Quel che più conta, però, è che Villalón evidenzia che “la programmazione e l’esecuzione della politica monetaria sono di competenza esclusiva della Bce” che “dispone di conoscenze tecniche e di preziose informazioni per l’adempimento del proprio compito”. Queste, “insieme alla sua reputazione e alla comunicazione pubblica, le consentono di manovrare le aspettative in modo che gli impulsi della politica monetaria giungano effettivamente all’economia”. Pertanto “la Bce deve godere di un ampio margine di discrezionalità nella programmazione e nell’esecuzione della politica monetaria della Ue e i tribunali devono controllare l’attività della Bce usando alquanta moderazione, in quanto mancano della specializzazione e dell’esperienza di cui dispone tale organismo in questa materia”.

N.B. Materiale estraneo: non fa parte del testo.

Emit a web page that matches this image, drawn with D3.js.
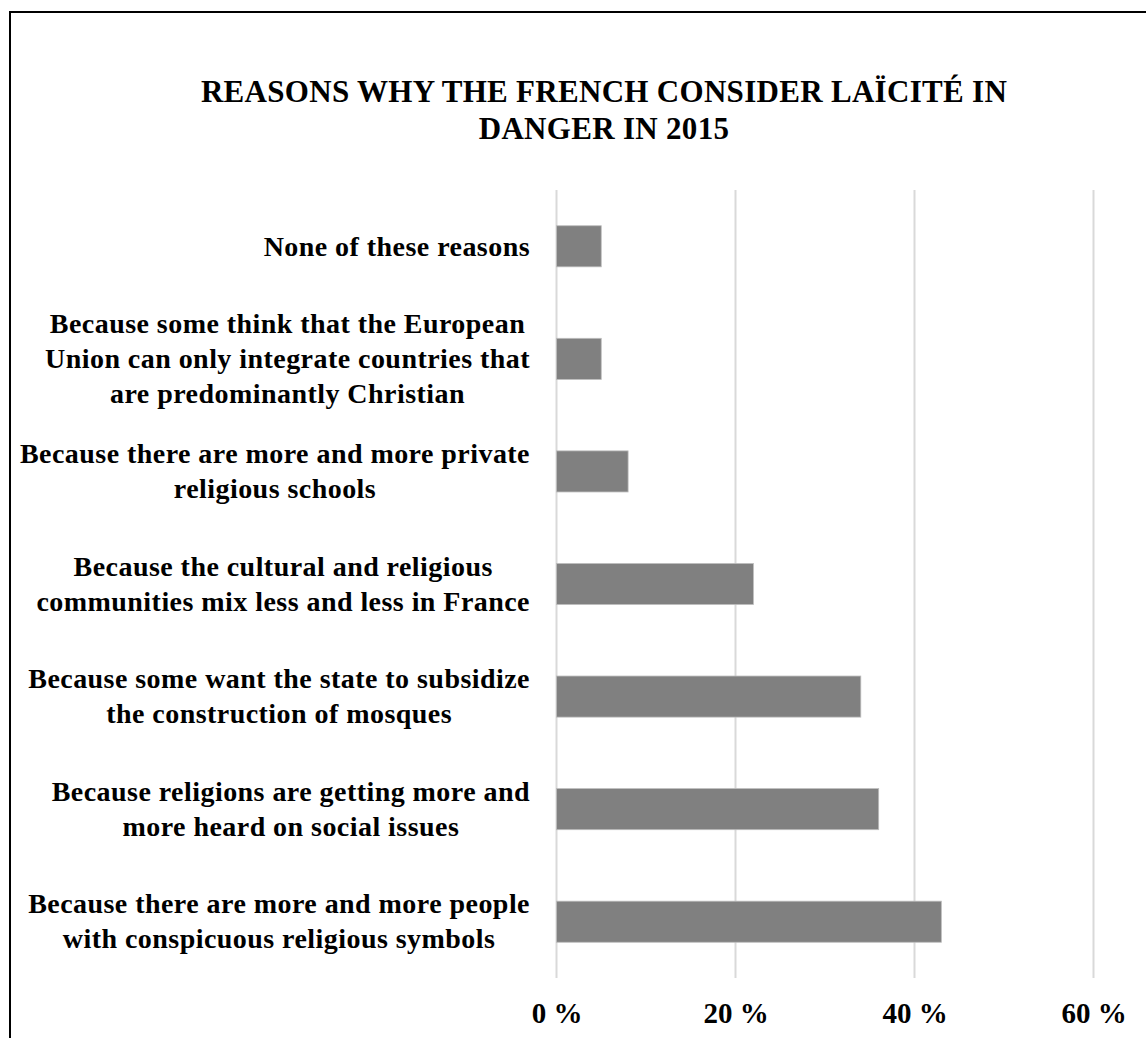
<!DOCTYPE html>
<html>
<head>
<meta charset="utf-8">
<script src="https://cdn.jsdelivr.net/npm/d3@7"></script>
<style>
  html, body { margin: 0; padding: 0; background: #fff; }
  svg { display: block; }
  text { font-family: "Liberation Serif", "Times New Roman", serif; font-weight: bold; fill: #000; }
</style>
</head>
<body>
<svg id="chart" width="1146" height="1038"></svg>
<script>
const titleLines = ["REASONS WHY THE FRENCH CONSIDER LAÏCITÉ IN", "DANGER IN 2015"];
const categories = [
  ["None of these reasons"],
  ["Because some think that the European", "Union can only integrate countries that", "are predominantly Christian"],
  ["Because there are more and more private", "religious schools"],
  ["Because the cultural and religious", "communities mix less and less in France"],
  ["Because some want the state to subsidize", "the construction of mosques"],
  ["Because religions are getting more and", "more heard on social issues"],
  ["Because there are more and more people", "with conspicuous religious symbols"]
];
const values = [5, 5, 8, 22, 34, 36, 43];
const tickValues = [0, 20, 40, 60];
const tickLabels = ["0 %", "20 %", "40 %", "60 %"];

const svg = d3.select("#chart");

// outer frame
svg.append("rect").attr("x", 10).attr("y", 12).attr("width", 1150).attr("height", 1040)
  .attr("fill", "none").attr("stroke", "#000").attr("stroke-width", 2);

// title
svg.append("g").selectAll("text").data(titleLines).join("text")
  .attr("x", 604).attr("y", (d, i) => 102 + i * 37)
  .attr("text-anchor", "middle").style("font-size", "31px").style("letter-spacing", "0.3px").text(d => d);

const x = d3.scaleLinear().domain([0, 60]).range([556.5, 1093.5]);
const idx = d3.range(categories.length);
const y = d3.scaleBand().domain(idx).range([190, 978]).paddingInner(0.635).paddingOuter(0.3175);

// gridlines
svg.append("g").selectAll("line").data(tickValues).join("line")
  .attr("x1", d => x(d)).attr("x2", d => x(d)).attr("y1", 190).attr("y2", 978)
  .attr("stroke", "#d9d9d9").attr("stroke-width", 2);

// bars
svg.append("g").selectAll("rect").data(idx).join("rect")
  .attr("x", x(0)).attr("y", i => y(i)).attr("width", i => x(values[i]) - x(0))
  .attr("height", y.bandwidth()).attr("fill", "#808080").attr("stroke", "#bdbdbd").attr("stroke-width", 0.8);

// x axis tick labels
const xAxis = d3.axisBottom(x).tickValues(tickValues).tickFormat((d, i) => tickLabels[i]).tickSize(0).tickPadding(0);
const ax = svg.append("g").attr("transform", "translate(0,1003)").call(xAxis);
ax.select(".domain").remove();
ax.selectAll("text").attr("dy", null).attr("y", 20)
  .style("font-size", "29px").style("font-family", '"Liberation Serif", serif').style("font-weight", "bold").attr("fill", "#000");

// category labels: block right-aligned, lines centered within block
const labelRight = 530, lineH = 35, fs = 28;
const lg = svg.append("g");
idx.forEach(i => {
  const lines = categories[i];
  const g = lg.append("g");
  const ts = g.selectAll("text").data(lines).join("text")
    .style("font-size", fs + "px").style("letter-spacing", "0.45px").text(d => d);
  const widths = [];
  ts.each(function() { widths.push(this.getComputedTextLength()); });
  const maxW = d3.max(widths);
  const cx = labelRight - maxW / 2;
  const cy = y(i) + y.bandwidth() / 2;
  const n = lines.length;
  ts.attr("text-anchor", "middle").attr("x", cx)
    .attr("y", (d, k) => cy + (k - (n - 1) / 2) * lineH + fs * 0.33);
});
</script>
</body>
</html>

Draghi a Die Zeit: “Non vogliamo far ottenere vantaggi ad alcuni Paesi o punire i risparmiatori tedeschi

Come già detto, le conseguenze di questa pronuncia non possono non riverberarsi sulle prossime mosse della Bce. Il piano di acquisto di titoli pubblici voluto da Draghi per rilanciare l’economia e riportare l’inflazione verso il valore obiettivo del 2% (per il 2014 il tasso annuo stimato dall’Eurostat è invece del -0,2%) deve però ancora superare la ferma opposizione del numero uno della Banca centrale olandese, Klaas Knol e del “falco” Jens Weidmann, presidente della Bundesbank. Una soluzione di compromesso, per vincere le resistenze dei Paesi che non vogliono sobbarcarsi il rischio del debito altrui, potrebbe consistere nel non “centralizzare” i rischi dell’operazione bensì lasciarli sulle spalle delle banche centrali dei Paesi membri in proporzione alla quantità di titoli di Stato acquistati dalla Bce. Vale a dire, per esempio, che se l’Eurotower comprasse 50 miliardi di Btp italiani sarebbe Bankitalia, nell’ipotesi di un default sovrano, a farsi carico del relativo rischio di mancato rimborso. Ma si tratta di una linea di azione opposta rispetto a quella tradizionale di Francoforte. E i governatori dei Paesi “eurodeboli” si oppongono. Di recente il governatore di via Nazionale, Ignazio Visco, ha detto che in quel caso “la frammentazione finanziaria dell’area euro potrebbe tornare ad ampliarsi”. Ancora nessuna certezza, dunque. Nemmeno sull’eventuale portata del programma e sulla sua durata: si è parlato di acquisti per 500 miliardi di euro di qui al settembre 2016, ma i dettagli si sapranno solo, se tutto andrà come vorrebbe Draghi, il 22 gennaio.

Nel frattempo l’ex numero uno di Bankitalia continua a rilasciare interviste “tranquillizzanti” ai media tedeschi. Mercoledì è stata la volta di Die Zeit, a cui ha garantito che “non siamo qui per far ottenere vantaggi a un Paese piuttosto che a un altro o per punire i risparmiatori tedeschi” e spiegato che “la semplificazione nella discussione è in realtà un appiattimento, che porta a false conclusioni“. Per poi sottolineare come la Bce non abbia finora mai registrato perdite, anzi abbia incamerato utili che vengono poi rigirati “anche alla Bundesbank che poi li gira al Tesoro e quindi ai cittadini tedeschi”.